Initial processing of strains

All culture positive strains at the International Reference Laboratory of Mycobacteriology (IRLM), a biosafety level 3 (BSL-3) certified laboratory, are subjected to testing of antimicrobial resistance and genotyping. Genotypic susceptibility testing was initially done with a Line Probe Assay from Hain (Nehren, Germany), testing for rifampicin (RMP) and isoniazid (INH). Phenotypic drug susceptibility testing was done by sub-culturing in Dubos medium with 0.045% tween 80 (SSI Diagnostika, Hilleroed, Denmark) and incubating at 37 °C. After 2 weeks of incubation, 100 µL of positive culture media was inoculated on a blood agar plate incubated at 35 °C and was checked for growth of other microorganism after 48 hours and microscopy was performed. If no contaminants were found, 500 µL were transferred to a MGIT tube, and after 2–3 days, when positive, the bacterial concentrations in liquid media were adjusted to equal densities at 580 nm by adding Dubos-Tween. One mL of positive broth was diluted in 4 mL of sterile saline and 0.5 mL was used for each drug containing tube. For the growth control (GC) tube in INH, RMP, and EMB test 0.5 mL of 1:100 dilution was used. For the GC tube in PZA test 0.5 mL of 1:10 dilution was used. All drugs were provided by the manufacturer and used in the concentrations 0.1 mg/L for INH, 1.0 mg/L for RMP, 5.0 mg/L for EMB and 100 mg/L for PZA.

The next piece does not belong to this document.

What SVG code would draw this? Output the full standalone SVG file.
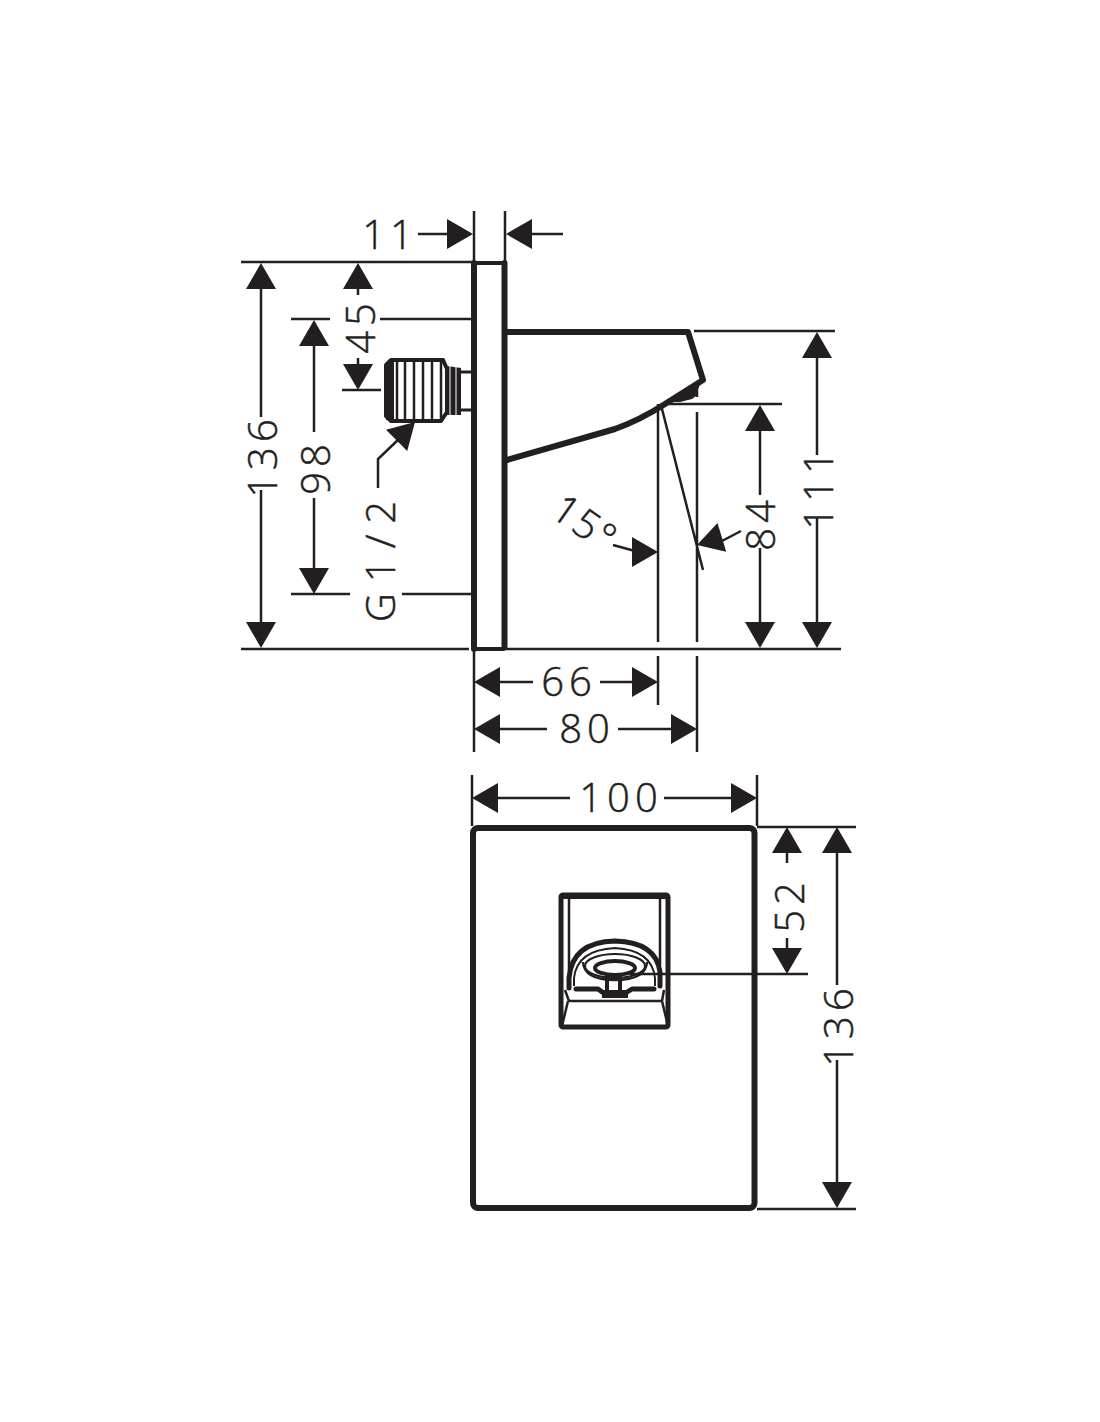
<svg xmlns="http://www.w3.org/2000/svg" width="1100" height="1422" viewBox="0 0 1100 1422">
<style>
.t{font-family:"Open Sans","Liberation Sans",sans-serif;font-size:40px;font-weight:300;fill:#231f20;stroke:#231f20;stroke-width:.5;letter-spacing:5px;text-anchor:middle}
.d{fill:none;stroke:#231f20;stroke-width:2.5}
.o{fill:none;stroke:#231f20;stroke-width:6;stroke-linejoin:round;stroke-linecap:round}
.m{fill:none;stroke:#231f20;stroke-width:2.5}
.a{fill:#231f20}
</style>
<defs>
<path id="ar" class="a" d="M0 0L-26 -15V15Z"/>
</defs>
<rect width="1100" height="1422" fill="#fff"/>
<g id="side-view">
<path class="o" d="M474 263V649M504.500 263V647" />
<path class="o" style="stroke-width:4" d="M474 263H504M474 649H504"/>
<path class="o" d="M507 332H688L703 380L665 404Q640 420 615 429L507 460"/>
<path class="a" d="M661 405L701 381L696 396L692 399L680 402H668Z"/>
<path class="o" style="stroke-width:4" d="M443 360H391L386 365V416L391 421H441L447 412V369L443 360"/>
<rect x="386" y="362" width="8" height="58" class="a"/>
<path class="m" d="M397 360V421M405 360V421M414 360V421M423 360V421M432 360V421M441 360V421"/>
<path class="a" d="M447 366L461 368V415L447 415Z"/>
<path d="M450 366V415M456 367V415" stroke="#fff" stroke-width="1" fill="none"/>
<path d="M461 372H471M461 410H471" stroke="#231f20" stroke-width="3" fill="none"/>
</g>
<g id="front-view">
<rect x="473" y="828" width="281.500" height="380" rx="5" class="o"/>
<rect x="561" y="895" width="107" height="132" rx="2" class="o" style="stroke-width:5"/>
<path d="M561 893H668V899H561Z" class="a"/>
<path class="m" d="M569 897V970M660 897V965M569 1001H662M568 1001L562 1026M662 1001L668 1026M565 990L569 1001M664 990L662 1001"/>
<path class="o" style="stroke-width:5" d="M569 988V978Q572 942 615 941Q656 942 660 972V986"/>
<path class="m" style="stroke-width:2" d="M574 986V978Q577 950 615 948Q652 950 655 978V986"/>
<path class="m" d="M583 962Q584 980 615 980Q646 980 647 962" style="stroke-width:2.500"/>
<ellipse cx="615" cy="966" rx="30" ry="12" fill="none" stroke="#231f20" stroke-width="2"/>
<ellipse cx="615" cy="968" rx="20" ry="7" fill="#fff" stroke="#231f20" stroke-width="4"/>
<path class="o" style="stroke-width:5" d="M576 989H598L605 994H624L632 989H654"/>
<path class="a" d="M605 976H609V992H605ZM618 976H622V992H618ZM602 990H628V998H602ZM605 976H622V980H605Z"/>
</g>
<g id="connectors">
<path class="d" d="M241 262H472M241 649H469M506 649H841M474 211V262M505 211V262M380 319H471M342 390H381M291 319H330M291 594H350M402 594H471M694 331H835M668 404H782M658 404V642M697 390V397M697 412V642M661 405L703 570M658 656V705M697 656V752M474 652V752M472 775V826M757 775V826M757 827H856M757 1209H856M630 974H808"/>
<path class="d" d="M418 234H450M531 234H563M261 289V417M261 490V622M358 288V295M358 358V364M314 345V432M314 498V569M817 358V455M817 517V622M760 430V495M760 548V622M499 682H533M600 682H633M499 729H547M618 729H672M497 798H570M664 798H732M787 853V863M787 938V948M837 853V985M837 1060V1183M378 488V459L400 438M613 545L635 551M722 541L741 531"/>
<use href="#ar" transform="translate(473 234)"/>
<use href="#ar" transform="translate(506 234) rotate(180)"/>
<use href="#ar" transform="translate(261 263) rotate(-90)"/>
<use href="#ar" transform="translate(261 648) rotate(90)"/>
<use href="#ar" transform="translate(358 263) rotate(-90)"/>
<use href="#ar" transform="translate(358 390) rotate(90)"/>
<use href="#ar" transform="translate(314 320) rotate(-90)"/>
<use href="#ar" transform="translate(314 594) rotate(90)"/>
<use href="#ar" transform="translate(817 332) rotate(-90)"/>
<use href="#ar" transform="translate(817 648) rotate(90)"/>
<use href="#ar" transform="translate(760 405) rotate(-90)"/>
<use href="#ar" transform="translate(760 648) rotate(90)"/>
<use href="#ar" transform="translate(474 682) rotate(180)"/>
<use href="#ar" transform="translate(658 682)"/>
<use href="#ar" transform="translate(474 729) rotate(180)"/>
<use href="#ar" transform="translate(697 729)"/>
<use href="#ar" transform="translate(472 798) rotate(180)"/>
<use href="#ar" transform="translate(757 798)"/>
<use href="#ar" transform="translate(787 827) rotate(-90)"/>
<use href="#ar" transform="translate(787 974) rotate(90)"/>
<use href="#ar" transform="translate(837 827) rotate(-90)"/>
<use href="#ar" transform="translate(837 1208) rotate(90)"/>
<use href="#ar" transform="translate(658 552)"/>
<use href="#ar" transform="translate(697 545) rotate(163)"/>
<use href="#ar" transform="translate(415 422) rotate(-45)"/>
</g>
<g id="labels">
<text class="t" x="390" y="249">11</text>
<text class="t" transform="translate(277 456) rotate(-90)">136</text>
<text class="t" transform="translate(375 326) rotate(-90)">45</text>
<text class="t" transform="translate(330 467) rotate(-90)">98</text>
<text class="t" style="letter-spacing:11px" transform="translate(395 556) rotate(-90)">G1/2</text>
<text class="t" style="letter-spacing:2px" transform="translate(577 535) rotate(35)">15°</text>
<text class="t" transform="translate(775 523) rotate(-90)">84</text>
<text class="t" transform="translate(833 488) rotate(-90)">111</text>
<text class="t" x="569" y="696">66</text>
<text class="t" x="587" y="743">80</text>
<text class="t" x="621" y="812">100</text>
<text class="t" transform="translate(804 905) rotate(-90)">52</text>
<text class="t" transform="translate(853 1025) rotate(-90)">136</text>
</g>
</svg>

Subtyping was done with RFLP as described elsewhere46 and MIRU-VNTR DNA extraction was performed directly from stock and MIRU-VNTR typing performed as described by Supply et al.47 with a commercial kit (Genoscreen, Lille, France) and processed with a 48-capillary ABI 3730 DNA Analyzer (Applied Biosystems, CA, USA). The MIRU-VNTR allele assignation was performed using GeneMapper software (Applied Biosystems, CA, USA) or BioNumerics (Applied Maths, Sint-Martens-Latem, Belgium).

WGS

DNA isolations on the first 200 isolates were done as previously described48 and subsequently, in order to sequence the remaining almost 800 isolates more quickly, as described by Votintseva et al.49. In brief, 1 mL of a culture enriched in MGIT was centrifuged at 13,000 RPM for 10 min., the supernatant removed and pellet resuspended in 400 µL water, heat inactivated at 95 °C for 15 min and sonicated 15 min at 65 °C. The supernatant was mixed with 1/10th volume 3 M sodium acetate and 2 volumes of ice-cold 96% EtOH, vortexed and incubated at −20 °C for 1 h. After centrifugation, the pellet was washed with 70% EtOH and subsequently air-dried and re-suspended in 50 µl Tris-EDTA (TE) buffer by heating. Supernatant was transferred to a plate and cleaned with AMPure XP beads according to protocol.

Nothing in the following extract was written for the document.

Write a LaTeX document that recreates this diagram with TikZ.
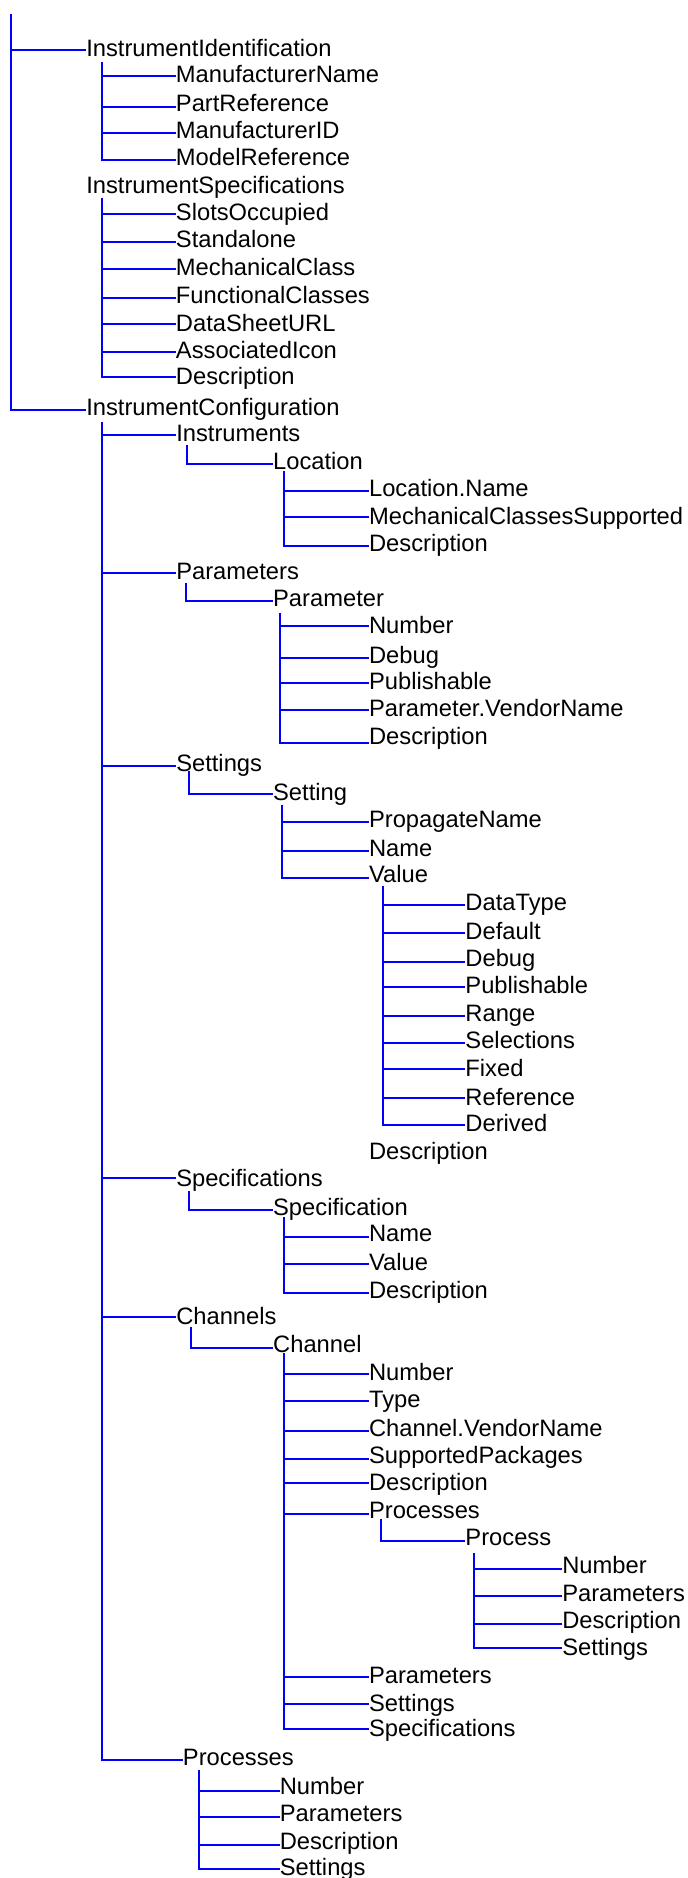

Library preparation and variant calling was performed as previously described11. High quality single nucleotide polymorphism (SNP) positions were retained if at least one sample had at least four reads coverage in each direction and a SNP frequency of at least 85%. To robustly identify universally conserved and abundant SNPs in C2, we randomly subsampled 500 out of the 952 strains multiple times (n = 10) and only retained positions identified as universally conserved (monomorphic) or abundant (present in >4 samples) more than once. The presence of universally conserved- and abundant SNPs was then verified for all samples using less stringent criteria (minimum read coverage of 3 and a minimum SNP frequency of 70%). The synonymous substitution rate per site to the non-synonymous substitution rate per site (dN/dS ratio) was calculated as previously described26.

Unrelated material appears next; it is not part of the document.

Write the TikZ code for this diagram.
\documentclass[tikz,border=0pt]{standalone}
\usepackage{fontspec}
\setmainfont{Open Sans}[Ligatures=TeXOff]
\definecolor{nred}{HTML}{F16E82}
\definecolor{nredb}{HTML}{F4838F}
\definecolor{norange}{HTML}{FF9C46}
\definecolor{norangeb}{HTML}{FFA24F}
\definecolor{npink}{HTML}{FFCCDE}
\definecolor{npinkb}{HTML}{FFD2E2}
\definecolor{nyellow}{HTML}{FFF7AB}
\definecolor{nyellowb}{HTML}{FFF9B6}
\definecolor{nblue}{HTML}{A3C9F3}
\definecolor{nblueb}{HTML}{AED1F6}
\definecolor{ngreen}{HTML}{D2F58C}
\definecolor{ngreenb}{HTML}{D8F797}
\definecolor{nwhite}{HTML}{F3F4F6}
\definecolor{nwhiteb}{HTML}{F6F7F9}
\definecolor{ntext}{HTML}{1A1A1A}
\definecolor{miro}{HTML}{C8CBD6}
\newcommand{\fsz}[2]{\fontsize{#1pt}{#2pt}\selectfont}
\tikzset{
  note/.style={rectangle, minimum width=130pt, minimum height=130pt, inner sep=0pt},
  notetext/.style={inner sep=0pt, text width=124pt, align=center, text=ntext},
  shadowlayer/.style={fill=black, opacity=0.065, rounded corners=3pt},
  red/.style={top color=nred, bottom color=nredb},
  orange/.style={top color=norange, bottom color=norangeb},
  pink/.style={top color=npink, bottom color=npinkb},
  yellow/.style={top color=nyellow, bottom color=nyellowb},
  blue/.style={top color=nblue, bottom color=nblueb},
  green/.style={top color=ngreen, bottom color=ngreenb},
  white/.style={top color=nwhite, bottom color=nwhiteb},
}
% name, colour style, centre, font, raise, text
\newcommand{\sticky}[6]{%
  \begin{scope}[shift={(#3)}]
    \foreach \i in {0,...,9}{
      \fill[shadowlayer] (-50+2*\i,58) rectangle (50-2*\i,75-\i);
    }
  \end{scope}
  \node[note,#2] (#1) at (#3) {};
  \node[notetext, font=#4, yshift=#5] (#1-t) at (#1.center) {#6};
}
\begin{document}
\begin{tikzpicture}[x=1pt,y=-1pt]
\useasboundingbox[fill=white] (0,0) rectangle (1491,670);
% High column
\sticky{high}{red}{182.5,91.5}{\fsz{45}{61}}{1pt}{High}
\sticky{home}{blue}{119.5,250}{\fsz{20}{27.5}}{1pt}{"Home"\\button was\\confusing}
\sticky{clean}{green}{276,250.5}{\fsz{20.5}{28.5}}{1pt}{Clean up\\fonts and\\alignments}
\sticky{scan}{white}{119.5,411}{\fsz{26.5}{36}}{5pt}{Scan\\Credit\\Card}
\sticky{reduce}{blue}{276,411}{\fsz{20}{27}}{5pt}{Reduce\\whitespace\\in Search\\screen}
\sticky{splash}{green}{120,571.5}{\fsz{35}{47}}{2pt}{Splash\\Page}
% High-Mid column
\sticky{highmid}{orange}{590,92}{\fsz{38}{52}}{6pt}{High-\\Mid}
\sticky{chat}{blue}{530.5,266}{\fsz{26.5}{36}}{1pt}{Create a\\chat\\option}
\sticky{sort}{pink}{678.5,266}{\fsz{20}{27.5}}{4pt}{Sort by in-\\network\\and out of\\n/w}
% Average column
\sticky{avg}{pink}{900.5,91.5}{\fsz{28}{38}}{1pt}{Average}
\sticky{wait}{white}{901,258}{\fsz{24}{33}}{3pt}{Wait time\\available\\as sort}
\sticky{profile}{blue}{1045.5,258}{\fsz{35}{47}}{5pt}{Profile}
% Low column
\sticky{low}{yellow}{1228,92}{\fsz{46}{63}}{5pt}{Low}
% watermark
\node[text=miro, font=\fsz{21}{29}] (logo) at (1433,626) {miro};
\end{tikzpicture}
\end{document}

All the genes in which we found monomorphic non-synonymous (NS) SNPs where used in a literature search, looking for reports of these genes being involved in virulence.

Data availability

The data generated during the current study are available in the EMBL-EBI European Nucleotide Archive (ENA) under study accession PRJEB20214. https://www.ebi.ac.uk/ena/data/view/PRJEB20214

Ethical considerations

This study was approved by the Danish Data Protection Agency (Jnr. 2012-54-0100). In accordance with Danish law, observational studies performed in Denmark do not need approval from the Medical Ethics Committee or written consent from subjects. All analyses are presented anonymously.